There are multiple types of vehicles and objects that have skin or surface areas that can utilize this invention such as: an aircraft, spacecraft, watercraft landcraft, propelled object, and projectile object. The following definitions of an aircraft, spacecraft, watercraft, landcraft, propelled object, and projectile object are simply defined, and are not limited to these definitions. An aircraft is any vehicle made to fly within the Earth's atmosphere. A spacecraft is any vehicle made to exit the Earth's atmosphere. A watercraft is any vehicle made to travel through or under water. A landcraft is any vehicle made to travel along the land. A propelled object is any object that has a propulsion system to propel the object in a designated direction. A projectile object is any object that has the capability of being launched from a person's hand or a platform.

FIGS. 1A, 1B, and 1C show examples of the skin grooves being used on an aircraft. It is presumed that these figures do not limit the scope or usefulness of the invention. FIG. 1A shows the front of an aircraft. The number 1 pointing to the curvature in the picture highlights the depression within the skin to illustrate a groove in the aircraft. The number 2 attached to the surface of the aircraft highlights one out of six groove sections on the aircraft. The fluid is designated to travel within the region of these groove sections starting from the front of the aircraft throughout the top, sides, and bottom of the aircraft. The number 3 in FIG. 1B shows the continuation of the skin groove section denoted as number 2 in FIG. 1A. When the fluid encounters the front groove section where the number 2 is located, it will continue along the groove section of the aircraft where the number 3 is located.

An example to understand this functionality is to observe a water slide. The groove within a water slide guides the water in a uniform fashion. The fluid in this example is air when observing an aircraft.
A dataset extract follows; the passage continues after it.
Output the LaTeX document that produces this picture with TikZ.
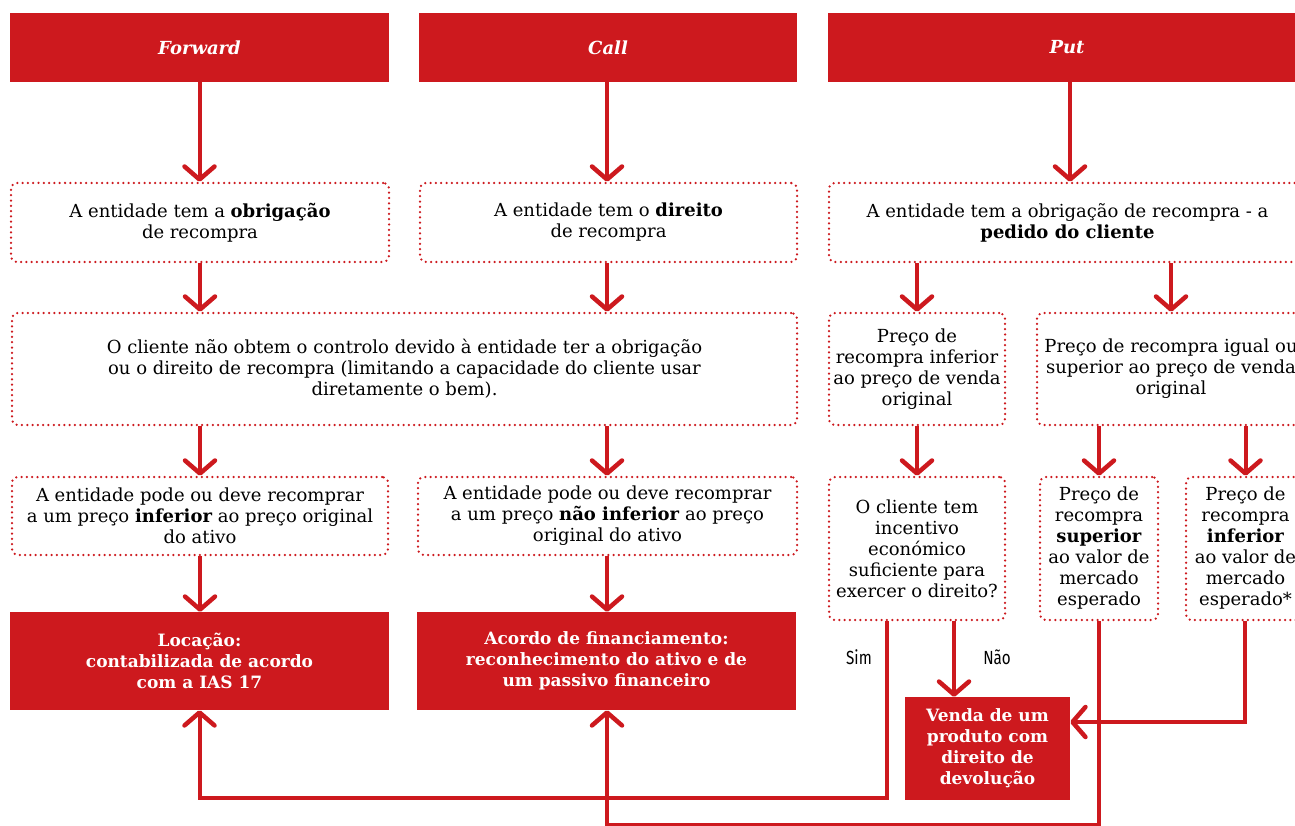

The air is guided in the same way the water is guided in a water slide. Once the air contacts the front of the aircraft, the air continues throughout the rest of the aircraft within the bounds of the grooves. For observation, FIG. 1B and FIG. 1C allows the viewer to see the continuation of grooves throughout the side and top of the aircraft starting from the nose of the aircraft.

It is presumed that the processes, manufacturability, and assembly of the skin grooves should follow the same guidelines in how regular skin surfaces for vehicles and objects are made. The word “regular” means not made with grooves that guide fluid.

Claims

1. Aircraft, landcraft, spacecraft, and watercraft related vehicle(s) or propelled/projectile object(s) comprising of skin grooves that direct fluid, as defined in the detailed description.